Há diversos instrumentos legais para punir a adulteração, os quais são independentes. Na seara administrativa, há as multas da ANP e do Procon. Na esfera civil, as ações civis públicas, movidas para a proteção do consumidor por parte do Ministério Público e, na área criminal, ações penais imputando delitos de formação quadrilha, falsidade documental, adulteração de combustíveis, lavagem de dinheiro, etc. aumentando, portanto, a resposta penal contra os adulteradores, destaca Luiz Bevilacqua.

Para o promotor de Justiça, há fatores legais que contribuem para a prática da adulteração, como o fato de a legislação penal ser muito branda, prevendo penas de 1 a 5 anos de detenção. Segundo ele, no entanto, nesses casos, “as ações penais no estado de São Paulo vêm imputando dois crimes, de adulteração e de venda de mercadoria imprópria para consumo, em concurso material, sem contar o crime ambiental de poluição, ainda que a jurisprudência não esteja consolidada”.
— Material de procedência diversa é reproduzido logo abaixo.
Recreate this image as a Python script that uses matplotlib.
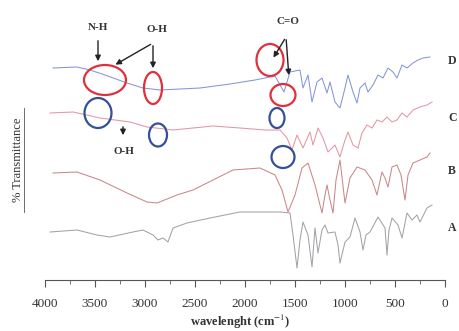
import matplotlib
matplotlib.use("Agg")
import matplotlib.pyplot as plt
from matplotlib.patches import Ellipse
from matplotlib.ticker import MultipleLocator

plt.rcParams['font.family'] = ['Liberation Serif', 'DejaVu Serif']
plt.rcParams['mathtext.fontset'] = 'stix'

# ---- data (wavenumber cm-1, transmittance arbitrary offset units) ----
wn_D = [3920, 3680, 3550, 3400, 3180, 3020, 2850, 2650, 2450, 2150, 1900, 1700, 1610, 1550,
        1450, 1420, 1370, 1330, 1280, 1230, 1180, 1150, 1100, 1050, 1000, 970, 920, 880, 850,
        800, 770, 720, 670, 620, 570, 520, 480, 430, 380, 320, 270, 220, 150]
T_D = [212, 213, 210, 205, 197, 192, 190, 191, 192, 196, 200, 204, 188, 208,
       210, 192, 205, 178, 198, 202, 187, 198, 178, 172, 192, 205, 188, 177, 192,
       197, 188, 195, 205, 202, 212, 208, 202, 215, 212, 217, 220, 222, 223]

wn_C = [3950, 3720, 3580, 3450, 3300, 3150, 2980, 2720, 2320, 2050, 1800, 1650, 1580, 1530,
        1480, 1420, 1350, 1320, 1270, 1220, 1170, 1100, 1050, 1000, 970, 920, 870, 830, 780,
        730, 680, 630, 580, 530, 480, 430, 380, 320, 250, 180, 130]
T_C = [167, 168, 165, 162, 160, 158, 153, 150, 154, 152, 150, 150, 142, 130,
       145, 132, 148, 135, 152, 142, 128, 135, 123, 140, 148, 135, 132, 147, 155,
       152, 160, 158, 163, 158, 160, 167, 163, 170, 173, 175, 178]

wn_B = [3920, 3680, 3450, 3180, 2980, 2880, 2680, 2520, 2320, 2120, 1850, 1700, 1630, 1570,
        1500, 1430, 1370, 1300, 1230, 1200, 1180, 1150, 1120, 1090, 1050, 1000, 950, 880, 800,
        730, 680, 630, 600, 570, 530, 480, 440, 400, 370, 320, 250, 180, 150]
T_B = [107, 108, 100, 87, 78, 77, 85, 90, 100, 110, 112, 105, 90, 68,
       85, 112, 117, 95, 67, 85, 95, 80, 67, 100, 120, 77, 102, 113, 110,
       100, 85, 108, 102, 93, 113, 115, 105, 80, 105, 117, 120, 123, 127]

wn_A = [3950, 3680, 3480, 3350, 3120, 3020, 2920, 2870, 2820, 2770, 2720, 2580, 2350, 2050,
        1650, 1550, 1520, 1480, 1450, 1420, 1370, 1330, 1300, 1270, 1230, 1200, 1170, 1100,
        1070, 1050, 1000, 950, 900, 850, 820, 790, 750, 670, 600, 580, 560, 530, 470, 430,
        380, 330, 280, 250, 180, 130]
T_A = [48, 50, 45, 43, 48, 50, 45, 40, 42, 38, 52, 57, 62, 68,
       68, 67, 45, 12, 40, 58, 45, 13, 52, 27, 50, 55, 47, 48,
       35, 17, 38, 43, 62, 48, 30, 45, 48, 63, 52, 25, 50, 62, 55, 42,
       67, 60, 65, 58, 72, 75]

series_labels = ["D", "C", "B", "A"]
series_colors = ["#8595d8", "#e595a4", "#c88889", "#a2a2a8"]
x_ticks = [4000, 3500, 3000, 2500, 2000, 1500, 1000, 500, 0]

W, H = 459, 331
fig = plt.figure(figsize=(W / 100, H / 100), dpi=100)

ax = fig.add_axes([45 / W, (H - 280) / H, 400 / W, 270 / H])
for wn, T, c in zip([wn_D, wn_C, wn_B, wn_A], [T_D, T_C, T_B, T_A], series_colors):
    ax.plot(wn, T, color=c, lw=0.75)
ax.set_xlim(4000, 0)
ax.set_ylim(0, 270)
for s in ["top", "right", "left"]:
    ax.spines[s].set_visible(False)
ax.spines["bottom"].set_color("#555555")
ax.spines["bottom"].set_linewidth(0.8)
ax.set_yticks([])
ax.set_xticks(x_ticks)
ax.xaxis.set_minor_locator(MultipleLocator(250))
ax.tick_params(axis="x", which="major", length=5, width=0.8, color="#555555",
               labelsize=9.5, labelcolor="#333333", pad=8)
ax.tick_params(axis="x", which="minor", length=3, width=0.7, color="#777777")
ax.patch.set_alpha(0)

# ---- overlay in pixel coordinates for annotations ----
ov = fig.add_axes([0, 0, 1, 1])
ov.set_xlim(0, W)
ov.set_ylim(H, 0)
ov.axis("off")
ov.patch.set_alpha(0)

red, blue = "#e0303c", "#34509a"
for (cx, cy, w, h, c) in [(105, 80, 42, 30, red), (153, 88, 18, 32, red),
                          (98, 113, 27, 30, blue), (158, 135, 18, 23, blue),
                          (270, 60, 27, 32, red), (283, 95, 25, 22, red),
                          (277, 118, 15, 20, blue), (283, 157, 23, 22, blue)]:
    ov.add_patch(Ellipse((cx, cy), w, h, fill=False, ec=c, lw=1.6))

tkw = dict(fontsize=8, fontweight="bold", color="#333333", ha="center", va="center")
ov.text(98, 27, "N-H", **tkw)
ov.text(157, 30, "O-H", **tkw)
ov.text(124, 152, "O-H", **tkw)
ov.text(288, 22, "C=O", **tkw)

akw = dict(arrowstyle="-|>", color="#222222", lw=1.0, mutation_scale=8)
ov.annotate("", xy=(98, 64), xytext=(98, 38), arrowprops=akw)
ov.annotate("", xy=(113, 66), xytext=(153, 43), arrowprops=akw)
ov.annotate("", xy=(153, 71), xytext=(153, 43), arrowprops=akw)
ov.annotate("", xy=(123, 138), xytext=(123, 124), arrowprops=akw)
ov.annotate("", xy=(272, 60), xytext=(286, 37), arrowprops=akw)
ov.annotate("", xy=(289, 78), xytext=(286, 37), arrowprops=akw)

for lab, y in zip(series_labels, [61, 118, 171, 228]):
    ov.text(448, y, lab, fontsize=8.5, fontweight="bold", color="#333333", ha="left", va="center")

ov.text(18, 160, "% Transmittance", rotation=90, fontsize=9, color="#333333",
        ha="center", va="center")
ov.plot([24, 24], [108, 212], color="#555555", lw=0.6)
ov.text(240, 322, r"wavelenght (cm$^{-1}$)", fontsize=9, fontweight="bold",
        color="#333333", ha="center", va="center")

fig.savefig("out.png", dpi=100)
O julgamento dos casos de adulteração é competência da Justiça Estadual. Será da Justiça Federal apenas quando da sonegação de tributos federais, como de PIS/Confins no etanol, decorrente de algumas fraudes no setor, como lembra Dias.

Os entrevistados foram unânimes em elogiar o seminário e em incentivar a realização de novos eventos dessa natureza. Para Jefferson Dias, “o contato entre os diversos órgãos de combate às fraudes do setor de combustíveis sempre é muito positivo”. Ele espera que em outros similares seja possível aperfeiçoar ainda mais essa integração, para que a atuação seja mais eficiente.